* BEGIN Data provided *
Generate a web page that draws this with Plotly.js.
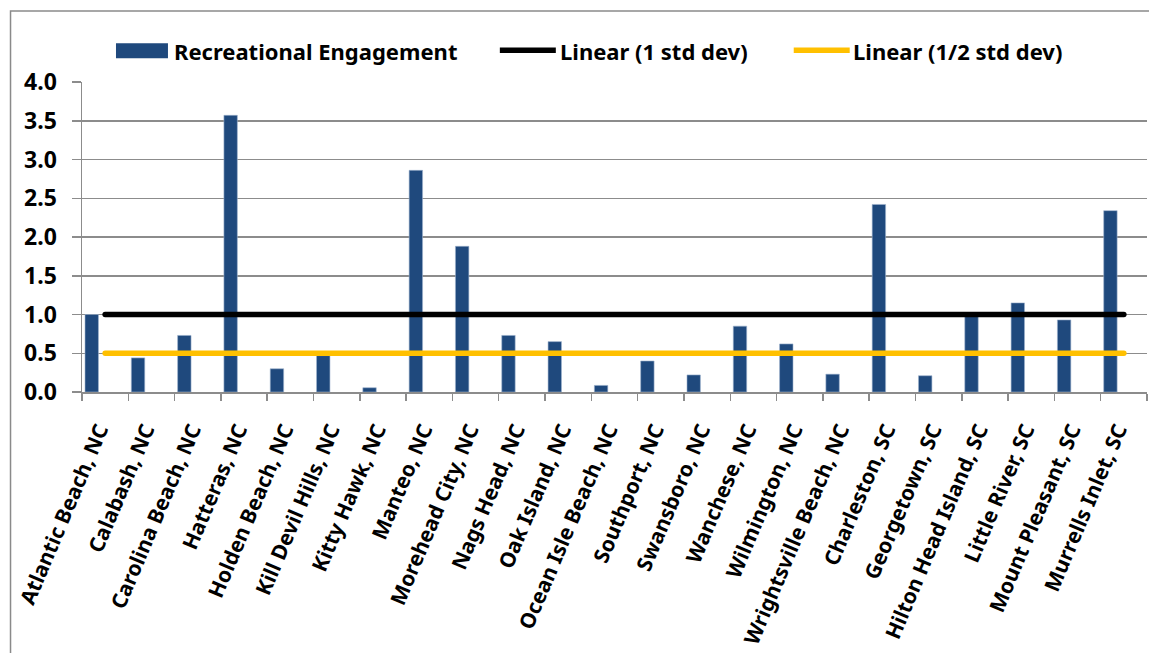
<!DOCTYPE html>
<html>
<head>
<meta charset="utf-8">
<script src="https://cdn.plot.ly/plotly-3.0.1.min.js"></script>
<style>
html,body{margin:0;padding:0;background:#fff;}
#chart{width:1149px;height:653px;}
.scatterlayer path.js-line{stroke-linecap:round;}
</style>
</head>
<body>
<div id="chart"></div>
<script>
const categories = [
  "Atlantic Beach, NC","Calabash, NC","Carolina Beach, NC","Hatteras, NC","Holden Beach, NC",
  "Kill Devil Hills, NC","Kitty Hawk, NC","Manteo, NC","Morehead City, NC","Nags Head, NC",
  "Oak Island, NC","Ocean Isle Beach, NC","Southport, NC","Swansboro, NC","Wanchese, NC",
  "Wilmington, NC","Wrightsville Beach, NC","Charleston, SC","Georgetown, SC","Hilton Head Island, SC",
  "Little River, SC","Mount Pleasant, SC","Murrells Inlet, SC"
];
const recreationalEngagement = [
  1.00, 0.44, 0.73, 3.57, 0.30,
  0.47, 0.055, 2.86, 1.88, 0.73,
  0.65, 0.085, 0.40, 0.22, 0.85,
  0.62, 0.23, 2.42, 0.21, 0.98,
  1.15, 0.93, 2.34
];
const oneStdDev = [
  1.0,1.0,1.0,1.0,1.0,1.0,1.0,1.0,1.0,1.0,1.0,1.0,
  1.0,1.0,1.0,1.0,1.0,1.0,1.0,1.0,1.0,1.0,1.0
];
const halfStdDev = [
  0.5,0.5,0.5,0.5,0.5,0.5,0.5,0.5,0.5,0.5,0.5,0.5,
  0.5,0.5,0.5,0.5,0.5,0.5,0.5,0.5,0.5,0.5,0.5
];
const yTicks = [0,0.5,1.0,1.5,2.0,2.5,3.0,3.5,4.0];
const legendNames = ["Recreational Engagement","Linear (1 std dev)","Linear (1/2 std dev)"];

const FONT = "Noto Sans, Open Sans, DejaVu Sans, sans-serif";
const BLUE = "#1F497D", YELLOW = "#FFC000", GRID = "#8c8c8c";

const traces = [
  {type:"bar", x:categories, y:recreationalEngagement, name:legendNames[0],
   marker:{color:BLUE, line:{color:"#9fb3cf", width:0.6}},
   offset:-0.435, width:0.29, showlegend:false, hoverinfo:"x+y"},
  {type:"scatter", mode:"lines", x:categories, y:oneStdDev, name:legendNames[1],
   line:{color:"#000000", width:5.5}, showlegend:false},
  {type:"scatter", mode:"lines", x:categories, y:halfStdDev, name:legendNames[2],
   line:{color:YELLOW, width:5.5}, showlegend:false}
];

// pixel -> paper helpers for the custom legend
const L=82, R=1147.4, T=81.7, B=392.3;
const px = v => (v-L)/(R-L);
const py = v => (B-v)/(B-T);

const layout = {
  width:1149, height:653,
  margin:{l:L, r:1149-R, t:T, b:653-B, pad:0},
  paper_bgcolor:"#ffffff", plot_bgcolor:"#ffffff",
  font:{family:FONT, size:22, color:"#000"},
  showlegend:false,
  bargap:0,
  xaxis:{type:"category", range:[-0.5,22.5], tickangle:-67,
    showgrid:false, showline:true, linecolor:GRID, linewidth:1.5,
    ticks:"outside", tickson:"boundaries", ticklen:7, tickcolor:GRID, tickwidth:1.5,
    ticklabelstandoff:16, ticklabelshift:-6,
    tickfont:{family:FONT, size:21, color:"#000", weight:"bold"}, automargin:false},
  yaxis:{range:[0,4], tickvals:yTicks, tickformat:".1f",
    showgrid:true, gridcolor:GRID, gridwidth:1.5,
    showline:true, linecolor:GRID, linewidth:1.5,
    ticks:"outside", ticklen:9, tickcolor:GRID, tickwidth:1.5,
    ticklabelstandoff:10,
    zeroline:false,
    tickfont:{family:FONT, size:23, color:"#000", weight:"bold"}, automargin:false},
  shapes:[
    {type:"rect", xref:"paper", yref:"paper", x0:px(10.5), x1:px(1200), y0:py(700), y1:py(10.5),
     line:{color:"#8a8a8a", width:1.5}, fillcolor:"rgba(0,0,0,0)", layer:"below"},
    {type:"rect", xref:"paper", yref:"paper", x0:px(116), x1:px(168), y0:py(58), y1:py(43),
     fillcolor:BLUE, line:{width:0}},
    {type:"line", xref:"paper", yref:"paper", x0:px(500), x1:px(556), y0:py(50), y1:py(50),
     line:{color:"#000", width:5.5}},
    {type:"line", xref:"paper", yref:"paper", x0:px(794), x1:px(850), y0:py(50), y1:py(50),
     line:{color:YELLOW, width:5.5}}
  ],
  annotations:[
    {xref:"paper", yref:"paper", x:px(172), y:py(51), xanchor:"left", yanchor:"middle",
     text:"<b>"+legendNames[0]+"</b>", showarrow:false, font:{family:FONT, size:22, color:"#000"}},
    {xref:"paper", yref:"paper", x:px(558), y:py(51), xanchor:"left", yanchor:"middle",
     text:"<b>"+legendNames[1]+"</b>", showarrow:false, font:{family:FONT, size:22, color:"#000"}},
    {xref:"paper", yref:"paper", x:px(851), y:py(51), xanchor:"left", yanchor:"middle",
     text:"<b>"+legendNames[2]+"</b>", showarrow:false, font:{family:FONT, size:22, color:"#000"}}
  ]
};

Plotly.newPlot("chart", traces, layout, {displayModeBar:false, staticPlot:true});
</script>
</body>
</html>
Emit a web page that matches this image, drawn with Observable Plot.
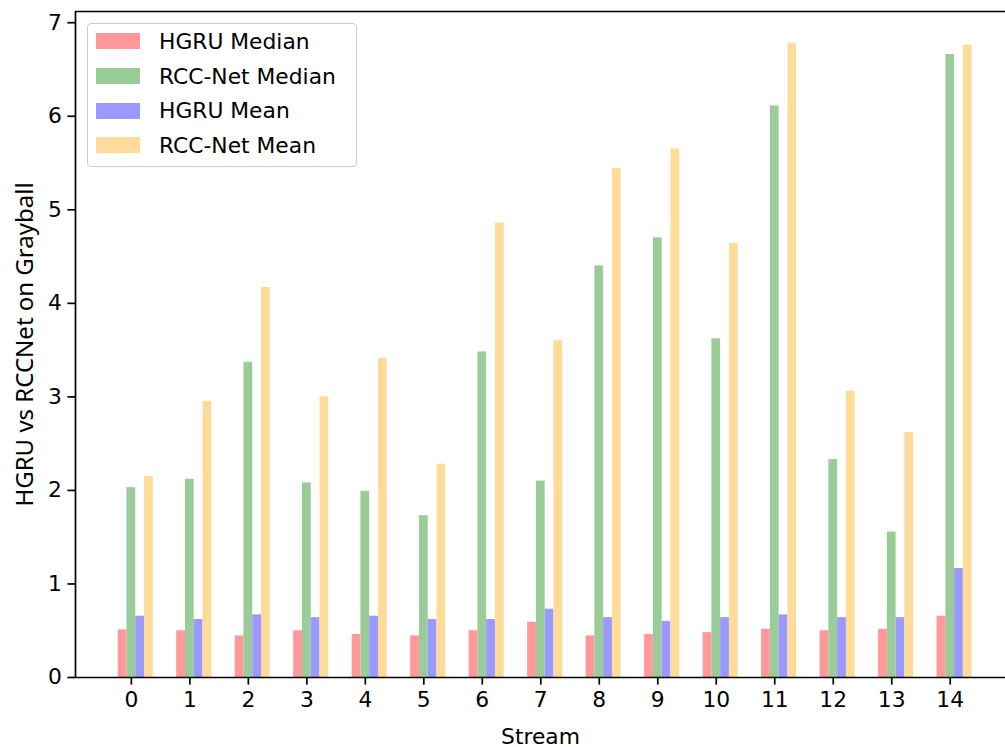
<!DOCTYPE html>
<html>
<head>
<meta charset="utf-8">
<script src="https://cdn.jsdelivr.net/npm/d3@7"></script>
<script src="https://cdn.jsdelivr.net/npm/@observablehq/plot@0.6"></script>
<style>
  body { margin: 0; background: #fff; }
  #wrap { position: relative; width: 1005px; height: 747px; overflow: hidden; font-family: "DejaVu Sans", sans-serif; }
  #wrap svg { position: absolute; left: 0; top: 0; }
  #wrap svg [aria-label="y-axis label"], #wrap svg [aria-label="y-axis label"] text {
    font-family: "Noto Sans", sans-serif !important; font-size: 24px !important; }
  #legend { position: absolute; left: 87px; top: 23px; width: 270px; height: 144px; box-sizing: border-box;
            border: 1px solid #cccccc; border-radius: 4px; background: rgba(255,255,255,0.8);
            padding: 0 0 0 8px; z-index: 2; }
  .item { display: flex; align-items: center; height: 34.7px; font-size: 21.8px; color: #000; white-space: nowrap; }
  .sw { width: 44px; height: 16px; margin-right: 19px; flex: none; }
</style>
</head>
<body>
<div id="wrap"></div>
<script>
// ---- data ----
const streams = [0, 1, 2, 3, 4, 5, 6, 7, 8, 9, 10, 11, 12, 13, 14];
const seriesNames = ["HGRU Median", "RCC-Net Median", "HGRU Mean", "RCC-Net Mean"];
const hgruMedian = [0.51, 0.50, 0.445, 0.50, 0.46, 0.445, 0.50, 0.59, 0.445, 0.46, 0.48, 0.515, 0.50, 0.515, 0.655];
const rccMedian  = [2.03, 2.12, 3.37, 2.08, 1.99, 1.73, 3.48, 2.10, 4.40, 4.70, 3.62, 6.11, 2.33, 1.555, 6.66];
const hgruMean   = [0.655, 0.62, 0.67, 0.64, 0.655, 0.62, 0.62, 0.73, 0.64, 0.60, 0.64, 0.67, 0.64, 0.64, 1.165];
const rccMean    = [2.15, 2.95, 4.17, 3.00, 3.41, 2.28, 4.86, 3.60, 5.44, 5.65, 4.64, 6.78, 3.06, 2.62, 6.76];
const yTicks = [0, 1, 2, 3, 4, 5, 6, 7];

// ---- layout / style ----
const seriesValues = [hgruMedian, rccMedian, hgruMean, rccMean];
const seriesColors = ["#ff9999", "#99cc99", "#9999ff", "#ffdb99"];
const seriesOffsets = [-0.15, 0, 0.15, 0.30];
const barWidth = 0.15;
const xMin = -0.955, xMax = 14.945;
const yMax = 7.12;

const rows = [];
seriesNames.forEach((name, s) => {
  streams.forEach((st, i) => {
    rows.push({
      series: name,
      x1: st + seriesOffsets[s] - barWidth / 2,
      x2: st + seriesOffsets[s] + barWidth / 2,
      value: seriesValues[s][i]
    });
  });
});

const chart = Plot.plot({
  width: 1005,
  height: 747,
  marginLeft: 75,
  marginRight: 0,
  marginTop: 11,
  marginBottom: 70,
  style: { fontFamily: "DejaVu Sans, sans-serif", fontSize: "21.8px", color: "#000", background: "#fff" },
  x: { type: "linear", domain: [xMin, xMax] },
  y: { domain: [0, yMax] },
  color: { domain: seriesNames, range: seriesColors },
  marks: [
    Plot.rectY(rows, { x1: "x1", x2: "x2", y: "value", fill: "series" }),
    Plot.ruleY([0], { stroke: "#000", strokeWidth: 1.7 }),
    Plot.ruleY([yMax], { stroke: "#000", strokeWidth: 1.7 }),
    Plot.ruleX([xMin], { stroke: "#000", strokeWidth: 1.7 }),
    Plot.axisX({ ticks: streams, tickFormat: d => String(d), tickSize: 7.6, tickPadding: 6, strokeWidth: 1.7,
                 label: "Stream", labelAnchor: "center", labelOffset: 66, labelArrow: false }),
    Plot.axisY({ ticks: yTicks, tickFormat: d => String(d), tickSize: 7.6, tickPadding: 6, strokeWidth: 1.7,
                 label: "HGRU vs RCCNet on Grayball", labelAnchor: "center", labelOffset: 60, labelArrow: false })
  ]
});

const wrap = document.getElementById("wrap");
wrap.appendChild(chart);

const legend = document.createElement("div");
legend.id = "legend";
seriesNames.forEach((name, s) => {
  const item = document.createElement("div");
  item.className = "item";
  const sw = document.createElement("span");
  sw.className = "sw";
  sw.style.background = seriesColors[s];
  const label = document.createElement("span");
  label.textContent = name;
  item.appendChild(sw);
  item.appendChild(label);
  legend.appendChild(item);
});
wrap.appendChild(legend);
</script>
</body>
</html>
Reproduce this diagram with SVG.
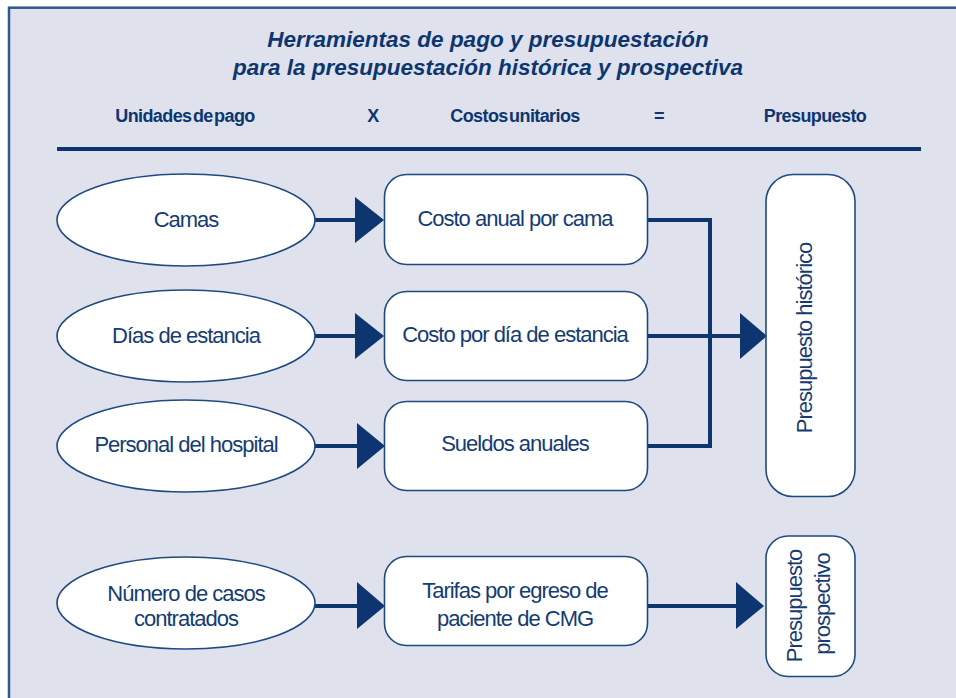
* END Data provided *
--- Aim ---
Look above for the line containing "Emit a web page", then write out every line from there down to the line containing "const yMax = 7.12;", that line included, with no pictures.

--- The solution ---
Emit a web page that matches this image, drawn with Observable Plot.
<!DOCTYPE html>
<html>
<head>
<meta charset="utf-8">
<script src="https://cdn.jsdelivr.net/npm/d3@7"></script>
<script src="https://cdn.jsdelivr.net/npm/@observablehq/plot@0.6"></script>
<style>
  body { margin: 0; background: #fff; }
  #wrap { position: relative; width: 1005px; height: 747px; overflow: hidden; font-family: "DejaVu Sans", sans-serif; }
  #wrap svg { position: absolute; left: 0; top: 0; }
  #wrap svg [aria-label="y-axis label"], #wrap svg [aria-label="y-axis label"] text {
    font-family: "Noto Sans", sans-serif !important; font-size: 24px !important; }
  #legend { position: absolute; left: 87px; top: 23px; width: 270px; height: 144px; box-sizing: border-box;
            border: 1px solid #cccccc; border-radius: 4px; background: rgba(255,255,255,0.8);
            padding: 0 0 0 8px; z-index: 2; }
  .item { display: flex; align-items: center; height: 34.7px; font-size: 21.8px; color: #000; white-space: nowrap; }
  .sw { width: 44px; height: 16px; margin-right: 19px; flex: none; }
</style>
</head>
<body>
<div id="wrap"></div>
<script>
// ---- data ----
const streams = [0, 1, 2, 3, 4, 5, 6, 7, 8, 9, 10, 11, 12, 13, 14];
const seriesNames = ["HGRU Median", "RCC-Net Median", "HGRU Mean", "RCC-Net Mean"];
const hgruMedian = [0.51, 0.50, 0.445, 0.50, 0.46, 0.445, 0.50, 0.59, 0.445, 0.46, 0.48, 0.515, 0.50, 0.515, 0.655];
const rccMedian  = [2.03, 2.12, 3.37, 2.08, 1.99, 1.73, 3.48, 2.10, 4.40, 4.70, 3.62, 6.11, 2.33, 1.555, 6.66];
const hgruMean   = [0.655, 0.62, 0.67, 0.64, 0.655, 0.62, 0.62, 0.73, 0.64, 0.60, 0.64, 0.67, 0.64, 0.64, 1.165];
const rccMean    = [2.15, 2.95, 4.17, 3.00, 3.41, 2.28, 4.86, 3.60, 5.44, 5.65, 4.64, 6.78, 3.06, 2.62, 6.76];
const yTicks = [0, 1, 2, 3, 4, 5, 6, 7];

// ---- layout / style ----
const seriesValues = [hgruMedian, rccMedian, hgruMean, rccMean];
const seriesColors = ["#ff9999", "#99cc99", "#9999ff", "#ffdb99"];
const seriesOffsets = [-0.15, 0, 0.15, 0.30];
const barWidth = 0.15;
const xMin = -0.955, xMax = 14.945;
const yMax = 7.12;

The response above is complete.